Microservices Architecture Class Diagram Template
A class diagram template mapping microservices boundaries, service interfaces, and communication patterns, ideal for software architects and backend engineers.
A microservices architecture class diagram visualizes the distinct service boundaries, internal domain models, and the communication contracts between independent services in a distributed system. Each service is represented as a class or cluster of classes encapsulating its own data and behavior, while associations, dependencies, and interfaces illustrate how services interact — whether through synchronous REST or gRPC calls, or asynchronous message queues. This template gives architects and developers a shared, precise reference for understanding ownership, coupling, and data flow across the entire system.
## When to Use This Template
This diagram is most valuable during the design and documentation phases of a microservices project. Use it when decomposing a monolith into services to validate that each boundary aligns with a bounded context from Domain-Driven Design. It is equally useful when onboarding new engineers, conducting architecture reviews, or planning API versioning strategies. Teams adopting event-driven communication will find it especially helpful for mapping producers, consumers, and the event schemas that cross service lines.
## Common Mistakes to Avoid
One of the most frequent errors is over-detailing internal implementation classes rather than focusing on the public interfaces and contracts each service exposes. A class diagram for microservices should emphasize what a service reveals to the outside world, not every private method inside it. Another pitfall is ignoring communication direction — always use directed associations or dependency arrows to show which service initiates a call or publishes an event, preventing ambiguity about coupling. Finally, avoid cramming all services onto a single canvas without grouping; use packages or swimlane-style boundaries to cluster related classes within each service, making the diagram readable and maintainable as the system grows.
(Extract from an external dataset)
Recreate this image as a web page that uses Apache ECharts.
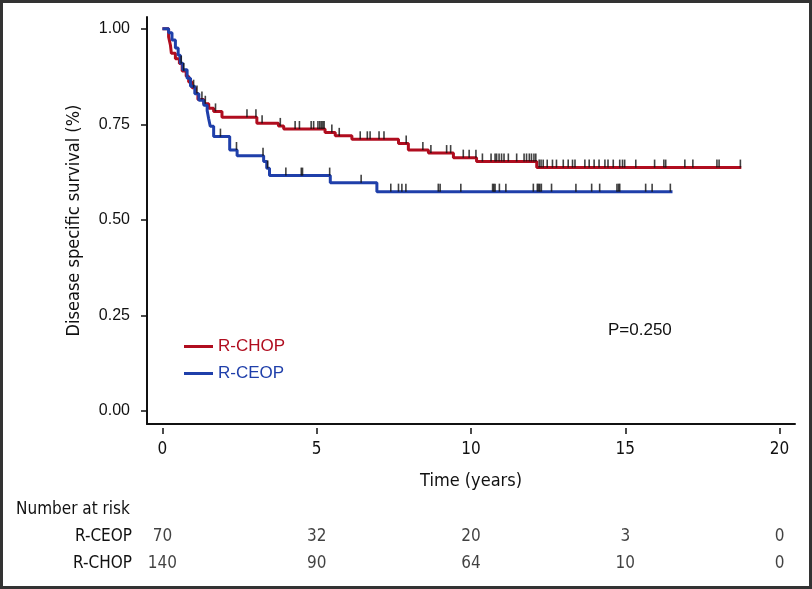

View Microservices Architecture as another diagram type
- Microservices Architecture as a Flowchart →
- Microservices Architecture as a Sequence Diagram →
- Microservices Architecture as a State Diagram →
- Microservices Architecture as a ER Diagram →
- Microservices Architecture as a User Journey →
- Microservices Architecture as a Gantt Chart →
- Microservices Architecture as a Mind Map →
- Microservices Architecture as a Timeline →
- Microservices Architecture as a Git Graph →
- Microservices Architecture as a Pie Chart →
- Microservices Architecture as a Requirement Diagram →
- Microservices Architecture as a Node-based Flow →
- Microservices Architecture as a Data Chart →
Related Class Diagram templates
- User Authentication FlowA class diagram template mapping login, session management, and logout sequences, ideal for developers and architects designing secure authentication systems.
- Kubernetes DeploymentA class diagram template mapping Kubernetes Pods, Services, Ingress, and rollout relationships, ideal for DevOps engineers and platform architects.
- OAuth 2.0 AuthorizationA class diagram template illustrating the OAuth 2.0 authorization code grant flow, ideal for developers and architects designing secure authentication systems.
- CI/CD PipelineA class diagram template mapping CI/CD pipeline stages from code commit to production deployment, ideal for DevOps engineers and software architects.
- Database MigrationA class diagram template showing zero-downtime database migration patterns, ideal for backend engineers and architects planning schema changes in production systems.
- Event-Driven ArchitectureA class diagram template mapping producers, brokers, and consumers in event-driven systems, ideal for software architects and backend engineers.
FAQ
- What should each class represent in a microservices class diagram?
- Each class typically represents either a service itself, a key domain entity owned by that service, or a shared data transfer object (DTO) used in inter-service communication. Focus on public-facing models rather than internal implementation details.
- How do you show communication between microservices in a class diagram?
- Use dependency arrows or interface associations to indicate which service calls or depends on another. You can annotate arrows with the protocol (REST, gRPC, Kafka) and direction to clarify whether communication is synchronous or asynchronous.
- Is a class diagram the best choice for documenting microservices architecture?
- Class diagrams excel at showing service boundaries, domain models, and contracts. For runtime behavior or deployment topology, complement them with sequence diagrams or component diagrams. Using both gives a complete architectural picture.
- How do you handle shared models or libraries across multiple services?
- Represent shared models in a separate package or namespace clearly labeled as a shared kernel or common library. Use dashed dependency arrows from consuming services to this package to make the coupling explicit and easy to review.